From what I read so far, the main reason Linux introduced the 6-year support for LTS versions was Android, because manufacturers modify the kernel for their devices and can't be bothered to maintain these modifications across versions. Well then, I'd really say, screw that. If a) you absolutely need to modify the kernel and b) you can't (be bothered to?) get these changes in a shape that could be upstreamed, then the pain to maintain that is rightfully on you. Of course, in reality in "Android world", many manufacturers will instead put the pain on the customer, having their device run an unsupported kernel, but that's yet a different story.
So, Android aside, I think it's the only sane decision here, maintaining several exact versions in parallel, each for 6 years, creates a lot of work without any benefit for the project.

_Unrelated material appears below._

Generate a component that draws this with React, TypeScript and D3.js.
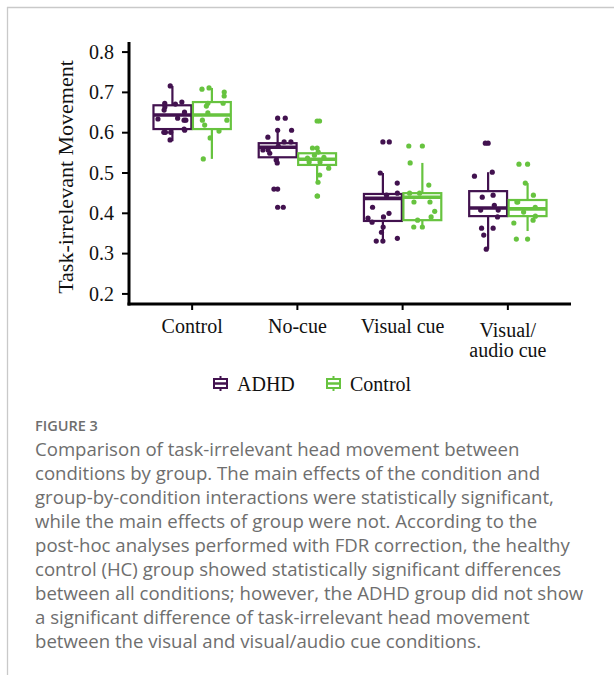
import React from "react";
import * as d3 from "d3";

const categories = ["Control", "No-cue", "Visual cue", "Visual/audio cue"];
const categoryLines = [["Control"], ["No-cue"], ["Visual cue"], ["Visual/", "audio cue"]];
const groups = ["ADHD", "Control"];
const groupColors = ["#42124f", "#67c33f"];
const yTicks = [0.2, 0.3, 0.4, 0.5, 0.6, 0.7, 0.8];

// box statistics per group, per condition
const adhdQ1 = [0.609, 0.539, 0.381, 0.393];
const adhdMedian = [0.644, 0.564, 0.437, 0.413];
const adhdQ3 = [0.668, 0.574, 0.448, 0.455];
const adhdLow = [0.579, 0.52, 0.336, 0.311];
const adhdHigh = [0.716, 0.604, 0.5, 0.502];

const hcQ1 = [0.609, 0.52, 0.383, 0.393];
const hcMedian = [0.644, 0.534, 0.44, 0.411];
const hcQ3 = [0.676, 0.549, 0.45, 0.433];
const hcLow = [0.535, 0.477, 0.371, 0.356];
const hcHigh = [0.711, 0.559, 0.525, 0.475];

// individual observations
const adhdPoints = [
  [0.716, 0.676, 0.673, 0.671, 0.664, 0.656, 0.651, 0.636, 0.634, 0.631, 0.631, 0.609, 0.606, 0.601, 0.601, 0.601, 0.582],
  [0.636, 0.46, 0.415, 0.606, 0.589, 0.577, 0.577, 0.567, 0.557, 0.557, 0.549, 0.532, 0.525],
  [0.577, 0.5, 0.475, 0.45, 0.445, 0.415, 0.4, 0.391, 0.388, 0.378, 0.366, 0.353, 0.338, 0.331],
  [0.574, 0.502, 0.492, 0.445, 0.44, 0.42, 0.408, 0.408, 0.391, 0.363, 0.363, 0.346, 0.311],
];
const hcPoints = [
  [0.708, 0.711, 0.701, 0.691, 0.673, 0.673, 0.666, 0.649, 0.631, 0.631, 0.619, 0.604, 0.587, 0.535],
  [0.629, 0.443, 0.562, 0.552, 0.544, 0.539, 0.537, 0.527, 0.527, 0.512, 0.495, 0.477],
  [0.567, 0.525, 0.47, 0.45, 0.45, 0.428, 0.428, 0.405, 0.391, 0.383, 0.366],
  [0.522, 0.336, 0.475, 0.445, 0.428, 0.428, 0.415, 0.403, 0.393, 0.383, 0.376],
];

const captionTitle = "FIGURE 3";
const captionLines = [
  "Comparison of task-irrelevant head movement between",
  "conditions by group. The main effects of the condition and",
  "group-by-condition interactions were statistically significant,",
  "while the main effects of group were not. According to the",
  "post-hoc analyses performed with FDR correction, the healthy",
  "control (HC) group showed statistically significant differences",
  "between all conditions; however, the ADHD group did not show",
  "a significant difference of task-irrelevant head movement",
  "between the visual and visual/audio cue conditions.",
];

const W = 614;
const H = 675;
const serif = "'Liberation Serif', 'Times New Roman', serif";
const sans = "'Open Sans', 'Noto Sans', sans-serif";

export default function App() {
  const x = d3.scalePoint<string>().domain(categories).range([129, 571]).padding(0.6);
  const y = d3.scaleLinear().domain([0.175, 0.825]).range([304, 42]);
  const step = x.step();
  const dodge = step * 0.1875;
  const boxW = step * 0.36;

  const stats = [
    { q1: adhdQ1, med: adhdMedian, q3: adhdQ3, lo: adhdLow, hi: adhdHigh, pts: adhdPoints },
    { q1: hcQ1, med: hcMedian, q3: hcQ3, lo: hcLow, hi: hcHigh, pts: hcPoints },
  ];

  const rng = d3.randomLcg(0.4217);
  const jitter = d3.randomUniform.source(rng)(-boxW * 0.4, boxW * 0.4);

  return (
    <svg width={W} height={H} style={{ position: "absolute", left: 0, top: 0, background: "#fff" }}>
      {/* frame */}
      <line x1={7} x2={W} y1={7.5} y2={7.5} stroke="#c9c9c9" strokeWidth={1.3} />
      <line x1={7.5} x2={7.5} y1={7} y2={H} stroke="#c9c9c9" strokeWidth={1.3} />

      {/* boxes */}
      {stats.map((s, gi) =>
        categories.map((c, ci) => {
          const cx = (x(c) as number) + (gi === 0 ? -dodge : dodge);
          const col = groupColors[gi];
          return (
            <g key={`b${gi}-${ci}`}>
              <line x1={cx} x2={cx} y1={y(s.hi[ci])} y2={y(s.q3[ci])} stroke={col} strokeWidth={2.2} />
              <line x1={cx} x2={cx} y1={y(s.q1[ci])} y2={y(s.lo[ci])} stroke={col} strokeWidth={2.2} />
              <rect
                x={cx - boxW / 2}
                y={y(s.q3[ci])}
                width={boxW}
                height={y(s.q1[ci]) - y(s.q3[ci])}
                fill="#fff"
                stroke={col}
                strokeWidth={2.2}
              />
              <line x1={cx - boxW / 2} x2={cx + boxW / 2} y1={y(s.med[ci])} y2={y(s.med[ci])} stroke={col} strokeWidth={3.6} />
              {s.pts[ci]
                .filter((v) => v > s.hi[ci] || v < s.lo[ci])
                .map((v, i) => (
                  <circle key={`o${i}`} cx={cx} cy={y(v)} r={2.6} fill={col} />
                ))}
            </g>
          );
        })
      )}
      {/* jittered points */}
      {stats.map((s, gi) =>
        categories.map((c, ci) => {
          const cx = (x(c) as number) + (gi === 0 ? -dodge : dodge);
          return s.pts[ci].map((v, i) => (
            <circle key={`p${gi}-${ci}-${i}`} cx={cx + jitter()} cy={y(v)} r={2.6} fill={groupColors[gi]} />
          ));
        })
      )}

      {/* y axis */}
      <line x1={129} x2={129} y1={42} y2={305.5} stroke="#000" strokeWidth={3} />
      {yTicks.map((t) => (
        <g key={t}>
          <line x1={122} x2={129} y1={y(t)} y2={y(t)} stroke="#000" strokeWidth={2} />
          <text x={114} y={y(t)} dy="0.34em" textAnchor="end" fontFamily={serif} fontSize={20} fill="#111">
            {t.toFixed(1)}
          </text>
        </g>
      ))}
      <text
        transform={`translate(73,${(y(0.175) + y(0.825)) / 2 + 4}) rotate(-90)`}
        textAnchor="middle"
        fontFamily={serif}
        fontSize={22}
        fill="#111"
      >
        Task-irrelevant Movement
      </text>

      {/* x axis */}
      <line x1={127.5} x2={571} y1={304} y2={304} stroke="#000" strokeWidth={3} />
      {categories.map((c, ci) => (
        <g key={c}>
          <line x1={x(c)} x2={x(c)} y1={304} y2={310} stroke="#000" strokeWidth={2} />
          {categoryLines[ci].map((ln, li) => (
            <text
              key={li}
              x={x(c)}
              y={(categoryLines[ci].length > 1 ? 337 : 333) + li * 20}
              textAnchor="middle"
              fontFamily={serif}
              fontSize={20}
              fill="#111"
            >
              {ln}
            </text>
          ))}
        </g>
      ))}

      {/* legend */}
      {groups.map((g, gi) => {
        const lx = gi === 0 ? 213 : 326;
        const col = groupColors[gi];
        return (
          <g key={g}>
            <line x1={lx + 7.5} x2={lx + 7.5} y1={376} y2={391} stroke={col} strokeWidth={2} />
            <rect x={lx + 1} y={379} width={13} height={9} fill="#fff" stroke={col} strokeWidth={2} />
            <line x1={lx + 1} x2={lx + 14} y1={383.5} y2={383.5} stroke={col} strokeWidth={2.5} />
            <text x={lx + 24} y={391} fontFamily={serif} fontSize={20} fill="#111">
              {g}
            </text>
          </g>
        );
      })}

      {/* caption */}
      <text x={35} y={431} fontFamily={sans} fontSize={14.5} fontWeight={600} fill="#6e6e6e">
        {captionTitle}
      </text>
      {captionLines.map((ln, i) => (
        <text key={i} x={35} y={456 + i * 24} fontFamily={sans} fontSize={18.6} fill="#6e6e6e">
          {ln}
        </text>
      ))}
    </svg>
  );
}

I still think FreeBSD found the best way to deal with that: Support each "ABI version" for at least 5 years, so minor updates are very unlikely to ever break anything, therefore it's fair game to expect admins to apply them to productive systems regularly. That's a really nice compromise avoiding the huge maintenance burden of an LTS model, but still providing most of the benefit for admins.
And here's what I'm missing so far: What's the impact for Linux? There's always the claim to "never break userspace", still it (rarely) happens. And the in-kernel APIs change all the time anyways, IIRC Linux doesn't even want to support a stable API/ABI there. So my guess would be: There's no thought at all into that direction. After two years, you'll have to upgrade your kernel and "anything could happen".